2Q operating performance better, net earnings lower
Ambuja’s 2Q Ebitda declined 3% YoY to Rs5.8bn, 7% ahead of our estimates;
net earnings at Rs3.5bn (-11% YoY) was 5% lower due to higher tax rates.
Overall volumes (5.3mt; -2% YoY) were in-line while net blended realisations
(Rs205/bag; +5% QoQ) were better than our estimates. Overall costs were
broadly in-line and unit costs rose 6% QoQ. Ebitda margins stayed almost flat
YoY/QoQ at Rs1,100/t. Interest (+88% YoY), other income (+8%) were
broadly in-line while tax rate rose to 34.7% (+470bps YoY).
Pricing discipline led to sharp rise in realisations
Despite weak industry demand-supply balance, Ambuja’s realisations rose 5%
QoQ, thanks to producer discipline (mainly in west, in our view). We however
note that prices corrected 3-20% across regions in the last few weeks due to
slowdown in construction activity with the onset of monsoon; rising capacity
surpluses would also continue to impact. We therefore expect 2HCY11
realisations to average ~10% lower than 1H.
Margins would come down in the next two quarters
Ambuja’s unit production costs rose 6% QoQ (+13% YoY). The quarter also
captures the impact of rise in linkage coal prices (~30% linkage mix) as
power & fuel costs rose ~9% QoQ. With costs likely to stay firm and lower
realisations, we expect Ebitda margins to average 35-40% lower in the
2HCY11 from 2Q levels. Management is cautious in its outlook for coming
quarters due to pricing pressures and weak demand trend.

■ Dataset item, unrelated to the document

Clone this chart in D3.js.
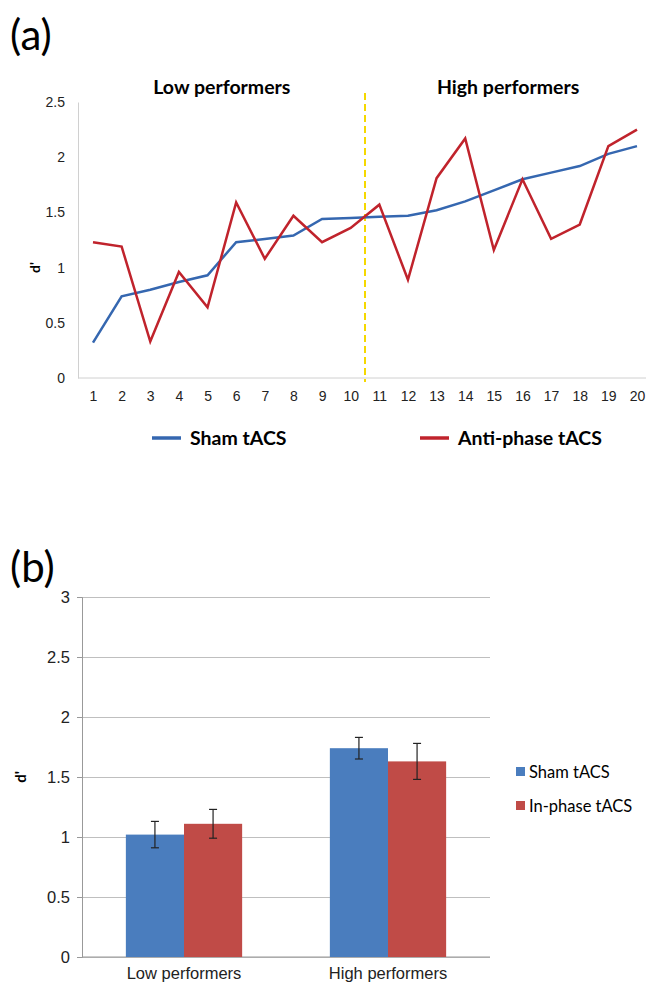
<!DOCTYPE html>
<html>
<head>
<meta charset="utf-8">
<script src="https://cdn.jsdelivr.net/npm/d3@7"></script>
<style>
  body { margin: 0; background: #fff; }
  svg { display: block; font-family: Lato, "Open Sans", sans-serif; }
  .grid line { stroke: #bfbfbf; }
  .axis text { fill: #222; }
</style>
</head>
<body>
<div class="container"></div>
<script>
(function(){

// panel (a): d' per participant, sorted by sham
var subjects = d3.range(1, 21);
var shamLine = [0.32, 0.74, 0.80, 0.87, 0.93, 1.23, 1.26, 1.29, 1.44, 1.45,
                1.46, 1.47, 1.52, 1.60, 1.70, 1.80, 1.86, 1.92, 2.03, 2.10];
var antiLine = [1.23, 1.19, 0.33, 0.96, 0.64, 1.59, 1.08, 1.47, 1.23, 1.36,
                1.57, 0.89, 1.81, 2.17, 1.16, 1.80, 1.26, 1.39, 2.10, 2.25];
var lineTicks = [0, 0.5, 1, 1.5, 2, 2.5];

// panel (b): group means with error bars
var groups = ["Low performers", "High performers"];
var barSeries = ["Sham tACS", "In-phase tACS"];
var shamMean = [1.02, 1.74];
var shamErr = [0.11, 0.09];
var inMean = [1.11, 1.63];
var inErr = [0.12, 0.15];
var barTicks = [0, 0.5, 1, 1.5, 2, 2.5, 3];

var width = 646, height = 991;

var svg = d3.select(".container")
  .append("svg")
  .attr("width", width)
  .attr("height", height);

// ---------- (a) ----------
svg.append("text")
  .attr("x", 10).attr("y", 50)
  .style("font-size", "42px")
  .text("(a)");

var xA = d3.scaleLinear().domain([1, 20]).range([93, 637]);
var yA = d3.scaleLinear().domain([0, 2.5]).range([378, 102]);

var axisA = svg.append("g")
  .attr("class", "axis")
  .attr("transform", "translate(78,0)")
  .call(d3.axisLeft(yA).tickValues(lineTicks).tickSize(0).tickPadding(13)
    .tickFormat(d3.format("")));
axisA.select(".domain").attr("stroke", "#d0d0d0");
axisA.selectAll("text").style("font-size", "14px");

svg.append("line")
  .attr("x1", 78).attr("x2", 646)
  .attr("y1", yA(0)).attr("y2", yA(0))
  .attr("stroke", "#d0d0d0");

var xAxisA = svg.append("g")
  .attr("class", "axis")
  .attr("transform", "translate(0," + yA(0) + ")")
  .call(d3.axisBottom(xA).tickValues(subjects).tickSize(0).tickPadding(13)
    .tickFormat(d3.format("d")));
xAxisA.select(".domain").remove();
xAxisA.selectAll("text").style("font-size", "14px");

svg.append("text")
  .attr("transform", "translate(40," + yA(1.0) + ") rotate(-90)")
  .attr("text-anchor", "middle")
  .style("font-size", "14px")
  .style("font-weight", "bold")
  .text("d'");

// split between low and high performers
svg.append("line")
  .attr("x1", xA(10.5)).attr("x2", xA(10.5))
  .attr("y1", 93).attr("y2", 382)
  .attr("stroke", "#f5d800")
  .attr("stroke-width", 2)
  .attr("stroke-dasharray", "7,4");

svg.append("text")
  .attr("x", xA(5.5)).attr("y", 94)
  .attr("text-anchor", "middle")
  .style("font-size", "19.5px").style("font-weight", "bold")
  .text("Low performers");
svg.append("text")
  .attr("x", xA(15.5)).attr("y", 94)
  .attr("text-anchor", "middle")
  .style("font-size", "19.5px").style("font-weight", "bold")
  .text("High performers");

var line = d3.line()
  .x(function(d, i){ return xA(subjects[i]); })
  .y(function(d){ return yA(d); });

svg.append("path")
  .datum(shamLine)
  .attr("fill", "none")
  .attr("stroke", "#3567b0")
  .attr("stroke-width", 2.5)
  .attr("d", line);

svg.append("path")
  .datum(antiLine)
  .attr("fill", "none")
  .attr("stroke", "#c0232c")
  .attr("stroke-width", 2.5)
  .attr("d", line);

// legend (a)
var legA = [
  {name: "Sham tACS", color: "#3567b0", x: 152},
  {name: "Anti-phase tACS", color: "#c0232c", x: 420}
];
legA.forEach(function(l){
  svg.append("line")
    .attr("x1", l.x).attr("x2", l.x + 29)
    .attr("y1", 438).attr("y2", 438)
    .attr("stroke", l.color).attr("stroke-width", 3.5);
  svg.append("text")
    .attr("x", l.x + 38).attr("y", 445)
    .style("font-size", "19.5px").style("font-weight", "bold")
    .text(l.name);
});

// ---------- (b) ----------
svg.append("text")
  .attr("x", 10).attr("y", 582)
  .style("font-size", "42px")
  .text("(b)");

var x0 = d3.scaleBand().domain(groups).range([82, 490]).paddingInner(0.43).paddingOuter(0.215);
var x1 = d3.scaleBand().domain(barSeries).range([0, x0.bandwidth()]);
var yB = d3.scaleLinear().domain([0, 3]).range([957, 597]);

var grid = svg.append("g")
  .attr("class", "grid")
  .attr("transform", "translate(82,0)")
  .call(d3.axisLeft(yB).tickValues(barTicks).tickSize(-408).tickFormat(""));
grid.select(".domain").remove();

var axisB = svg.append("g")
  .attr("class", "axis")
  .attr("transform", "translate(82,0)")
  .call(d3.axisLeft(yB).tickValues(barTicks).tickSize(5).tickPadding(7)
    .tickFormat(d3.format("")));
axisB.select(".domain").attr("stroke", "#999");
axisB.selectAll(".tick line").attr("stroke", "#999");
axisB.selectAll("text").style("font-size", "16.5px");

svg.append("line")
  .attr("x1", 82).attr("x2", 490)
  .attr("y1", yB(0)).attr("y2", yB(0))
  .attr("stroke", "#999");

var xAxisB = svg.append("g")
  .attr("class", "axis")
  .attr("transform", "translate(0," + yB(0) + ")")
  .call(d3.axisBottom(x0).tickSize(0).tickPadding(10));
xAxisB.select(".domain").remove();
xAxisB.selectAll("text").style("font-size", "16.5px");

svg.append("text")
  .attr("transform", "translate(26," + yB(1.5) + ") rotate(-90)")
  .attr("text-anchor", "middle")
  .style("font-size", "15px")
  .style("font-weight", "bold")
  .text("d'");

var barData = [];
groups.forEach(function(g, i){
  barData.push({group: g, series: barSeries[0], val: shamMean[i], err: shamErr[i], color: "#4a7dbe"});
  barData.push({group: g, series: barSeries[1], val: inMean[i], err: inErr[i], color: "#c04b47"});
});

svg.selectAll(".bar")
  .data(barData)
  .enter()
  .append("rect")
  .attr("class", "bar")
  .attr("x", function(d){ return x0(d.group) + x1(d.series); })
  .attr("width", x1.bandwidth())
  .attr("y", function(d){ return yB(d.val); })
  .attr("height", function(d){ return yB(0) - yB(d.val); })
  .style("fill", function(d){ return d.color; });

// error bars
var eb = svg.selectAll(".err")
  .data(barData)
  .enter()
  .append("g")
  .attr("class", "err")
  .attr("stroke", "#222")
  .attr("stroke-width", 1.2);
function cx(d){ return x0(d.group) + x1(d.series) + x1.bandwidth() / 2; }
eb.append("line")
  .attr("x1", cx).attr("x2", cx)
  .attr("y1", function(d){ return yB(d.val + d.err); })
  .attr("y2", function(d){ return yB(d.val - d.err); });
eb.append("line")
  .attr("x1", function(d){ return cx(d) - 4; }).attr("x2", function(d){ return cx(d) + 4; })
  .attr("y1", function(d){ return yB(d.val + d.err); })
  .attr("y2", function(d){ return yB(d.val + d.err); });
eb.append("line")
  .attr("x1", function(d){ return cx(d) - 4; }).attr("x2", function(d){ return cx(d) + 4; })
  .attr("y1", function(d){ return yB(d.val - d.err); })
  .attr("y2", function(d){ return yB(d.val - d.err); });

// legend (b)
var legColors = ["#4a7dbe", "#c04b47"];
barSeries.forEach(function(s, i){
  var y = 772 + i * 34;
  svg.append("rect")
    .attr("x", 516).attr("y", y - 5)
    .attr("width", 9).attr("height", 9)
    .style("fill", legColors[i]);
  svg.append("text")
    .attr("x", 529).attr("y", y + 6)
    .style("font-size", "16.5px")
    .text(s);
});

})();
</script>
</body>
</html>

Maintain earning estimates; retain Sell
Ambuja has underperformed the markets by 9ppt in the last three months
which should continue give the weak industry fundamentals. We retain our
cautious sector view and expect margin pressures to continue in the medium
term. Valuations at 9x 1-year forward EV/Ebitda, 17x PE are rich in this
context; maintain Sell (target: Rs115/sh).